▶ Given information:
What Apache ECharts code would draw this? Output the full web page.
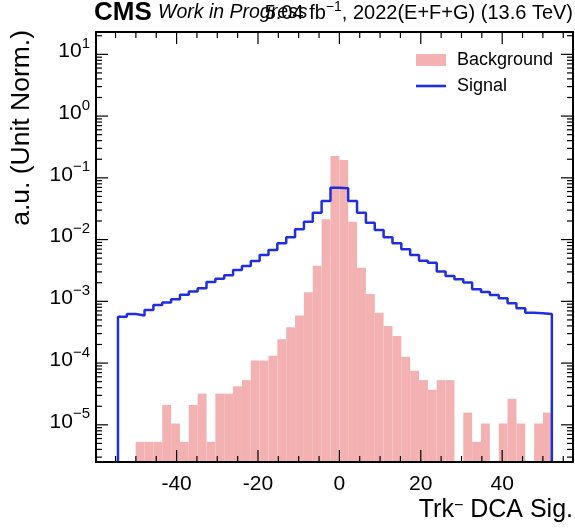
<!DOCTYPE html>
<html>
<head>
<meta charset="utf-8">
<script src="https://cdn.jsdelivr.net/npm/echarts@6/dist/echarts.min.js"></script>
<style>
  html, body { margin: 0; padding: 0; background: #fff; }
  #chart { width: 575px; height: 530px; }
</style>
</head>
<body>
<div id="chart"></div>
<script>
// binning of the Trk- DCA significance histograms
const nBins = 49;
const binLow = -54.4;
const binHigh = 52.2;

// unit-normalised bin contents
const bkgValues = [
  0, 0, 5.3e-6, 5.3e-6, 5.3e-6, 2.1e-5, 1.05e-5, 5.3e-6, 2.1e-5, 3.2e-5,
  5.3e-6, 3.2e-5, 3.2e-5, 4.2e-5, 5.3e-5, 1.1e-4, 1.1e-4, 1.31e-4, 2.44e-4, 3.81e-4,
  5.88e-4, 1.40e-3, 3.78e-3, 2.13e-2, 0.225, 0.194, 1.95e-2, 3.51e-3, 1.32e-3, 6.56e-4,
  4.0e-4, 2.75e-4, 1.27e-4, 7.5e-5, 5.3e-5, 3.7e-5, 5.3e-5, 5.3e-5, 0, 1.58e-5,
  5.3e-6, 1.05e-5, 0, 1.05e-5, 2.64e-5, 1.05e-5, 0, 1.05e-5, 1.58e-5
];
const sigValues = [
  5.65e-4, 6.25e-4, 5.88e-4, 7.26e-4, 8.75e-4, 9.53e-4, 1.08e-3, 1.28e-3, 1.44e-3, 1.63e-3,
  2.06e-3, 2.33e-3, 2.64e-3, 3.22e-3, 3.74e-3, 4.51e-3, 5.64e-3, 6.79e-3, 8.71e-3, 1.09e-2,
  1.47e-2, 1.95e-2, 2.72e-2, 4.22e-2, 6.92e-2, 6.76e-2, 4.22e-2, 2.72e-2, 1.87e-2, 1.43e-2,
  1.09e-2, 8.71e-3, 6.97e-3, 5.64e-3, 4.56e-3, 4.22e-3, 3.03e-3, 2.58e-3, 2.28e-3, 2.01e-3,
  1.57e-3, 1.42e-3, 1.27e-3, 1.12e-3, 9.31e-4, 7.73e-4, 6.56e-4, 6.41e-4, 6.25e-4
];

// axes
const xRange = [-59.8, 57.4];
const yRange = [2.5e-6, 23];
const xMajorTicks = [-40, -20, 0, 20, 40];
const xMinorTicks = [-55, -50, -45, -35, -30, -25, -15, -10, -5, 5, 10, 15, 25, 30, 35, 45, 50, 55];
const yDecades = [-5, -4, -3, -2, -1, 0, 1];

const bkgColor = '#f3b1b1';
const sigColor = '#1f2ee0';
const font = 'Liberation Sans, Helvetica, Arial, sans-serif';

const yMin = Math.log10(yRange[0]);
const yMax = Math.log10(yRange[1]);
const binW = (binHigh - binLow) / nBins;
const edges = [];
for (let i = 0; i <= nBins; i++) edges.push(binLow + i * binW);

// minor log ticks 2..9 inside every decade
const yMinorTicks = [];
for (let d = -6; d <= 1; d++) {
  for (let k = 2; k <= 9; k++) {
    const v = Math.log10(k) + d;
    if (v > yMin && v < yMax) yMinorTicks.push(v);
  }
}

const bkgData = [];
bkgValues.forEach(function (v, i) {
  if (v > 0) bkgData.push([edges[i], edges[i + 1], Math.log10(v)]);
});

// step outline: up from the floor, across every bin, back down
const sigLine = [[edges[0], yMin]];
sigValues.forEach(function (v, i) {
  sigLine.push([edges[i], Math.log10(v)]);
});
sigLine.push([edges[nBins], Math.log10(sigValues[nBins - 1])]);
sigLine.push([edges[nBins], yMin]);

// inward ticks on all four sides: [x, y, length, 0 = x tick / 1 = y tick]
const tickData = [];
xMajorTicks.forEach(function (v) { tickData.push([v, yMin, 12, 0]); });
xMinorTicks.forEach(function (v) { tickData.push([v, yMin, 6, 0]); });
yDecades.forEach(function (v) { tickData.push([xRange[0], v, 12, 1]); });
yMinorTicks.forEach(function (v) { tickData.push([xRange[0], v, 6, 1]); });

function mkX(pos, withLabel) {
  return { type: 'value', position: pos, min: xRange[0], max: xRange[1], z: 5,
    axisLine: { show: true, onZero: false, lineStyle: { color: '#000', width: 2 } },
    axisTick: { show: false },
    axisLabel: withLabel ? { show: true, customValues: xMajorTicks, margin: 12,
      fontSize: 21, fontFamily: font, color: '#000',
      formatter: function (v) { return String(v); } } : { show: false },
    splitLine: { show: false } };
}

function mkY(pos, withLabel) {
  return { type: 'value', position: pos, min: yMin, max: yMax, z: 5,
    axisLine: { show: true, onZero: false, lineStyle: { color: '#000', width: 2 } },
    axisTick: { show: false },
    axisLabel: withLabel ? { show: true, customValues: yDecades, margin: 6,
      fontSize: 21, lineHeight: 30, fontFamily: font, color: '#000',
      padding: [0, 0, 6, 0],
      formatter: function (v) {
        const e = Math.round(v);
        return '10{sup|' + (e < 0 ? '\u2212' + (-e) : e) + '}';
      },
      rich: { sup: { fontSize: 15, lineHeight: 15, verticalAlign: 'top' } } } : { show: false },
    splitLine: { show: false } };
}

const chart = echarts.init(document.getElementById('chart'));

chart.setOption({
  animation: false,
  backgroundColor: '#fff',
  grid: { left: 96, right: 2, top: 32, bottom: 68 },
  title: [
    { text: 'CMS', left: 94, top: 0, padding: 0,
      textStyle: { fontSize: 26, fontWeight: 'bold', fontFamily: font, color: '#000' } },
    { text: 'Work in Progress', left: 158, top: 3, padding: 0,
      textStyle: { fontSize: 19.5, fontStyle: 'italic', fontWeight: 'normal', fontFamily: font, color: '#000' } },
    { text: '5.04 fb{sup|\u22121}, 2022(E+F+G) (13.6 TeV)', right: 2, top: 0, padding: 0,
      textStyle: { fontSize: 20, lineHeight: 26, fontWeight: 'normal', fontFamily: font, color: '#000',
        rich: { sup: { fontSize: 14, lineHeight: 14, verticalAlign: 'top' } } } }
  ],
  legend: {
    left: 411, top: 45, orient: 'vertical', selectedMode: false,
    itemWidth: 30, itemHeight: 12, itemGap: 6,
    textStyle: { fontSize: 18, lineHeight: 20, fontFamily: font, color: '#000', padding: [0, 0, 0, 6] },
    data: [
      { name: 'Background', icon: 'rect' },
      { name: 'Signal', icon: 'path://M0,0H30V2.6H0Z' }
    ]
  },
  xAxis: [mkX('bottom', true), mkX('top', false)],
  yAxis: [mkY('left', true), mkY('right', false)],
  graphic: [
    { type: 'text', x: 22, y: 30, rotation: Math.PI / 2,
      style: { text: 'a.u. (Unit Norm.)', fontSize: 26.5, fontFamily: font, fill: '#000',
        align: 'right', verticalAlign: 'middle' } },
    { type: 'text', right: 2, top: 498,
      style: { text: 'Trk{sup|\u2212} DCA Sig.', fontSize: 25, fontFamily: font, fill: '#000',
        rich: { sup: { fontSize: 16, verticalAlign: 'top' } } } }
  ],
  series: [
    {
      name: 'Background', type: 'custom',
      itemStyle: { color: bkgColor },
      encode: { x: [0, 1], y: 2 },
      data: bkgData,
      renderItem: function (params, api) {
        const top = api.coord([api.value(0), api.value(2)]);
        const bot = api.coord([api.value(1), yMin]);
        return {
          type: 'rect',
          shape: { x: top[0], y: top[1], width: bot[0] - top[0], height: bot[1] - top[1] },
          style: { fill: bkgColor }
        };
      }
    },
    {
      name: 'Signal', type: 'line', step: 'end', showSymbol: false, symbol: 'none',
      color: sigColor,
      lineStyle: { color: sigColor, width: 2.5 },
      data: sigLine
    },
    {
      name: 'ticks', type: 'custom', silent: true, z: 6,
      encode: { x: 0, y: 1 },
      data: tickData,
      renderItem: function (params, api) {
        const cs = params.coordSys;
        const len = api.value(2);
        const p = api.coord([api.value(0), api.value(1)]);
        const st = { stroke: '#000', lineWidth: 1.2 };
        if (api.value(3) === 0) {
          return { type: 'group', children: [
            { type: 'line', shape: { x1: p[0], y1: cs.y + cs.height, x2: p[0], y2: cs.y + cs.height - len }, style: st },
            { type: 'line', shape: { x1: p[0], y1: cs.y, x2: p[0], y2: cs.y + len }, style: st }
          ] };
        }
        return { type: 'group', children: [
          { type: 'line', shape: { x1: cs.x, y1: p[1], x2: cs.x + len, y2: p[1] }, style: st },
          { type: 'line', shape: { x1: cs.x + cs.width, y1: p[1], x2: cs.x + cs.width - len, y2: p[1] }, style: st }
        ] };
      }
    }
  ]
});
</script>
</body>
</html>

▶ Written problem:
Reproduce the data above word for word from its first line through the line that holds "const binHigh = 52.2;", both ends included; skip pictures.

▶ Task solution:
What Apache ECharts code would draw this? Output the full web page.
<!DOCTYPE html>
<html>
<head>
<meta charset="utf-8">
<script src="https://cdn.jsdelivr.net/npm/echarts@6/dist/echarts.min.js"></script>
<style>
  html, body { margin: 0; padding: 0; background: #fff; }
  #chart { width: 575px; height: 530px; }
</style>
</head>
<body>
<div id="chart"></div>
<script>
// binning of the Trk- DCA significance histograms
const nBins = 49;
const binLow = -54.4;
const binHigh = 52.2;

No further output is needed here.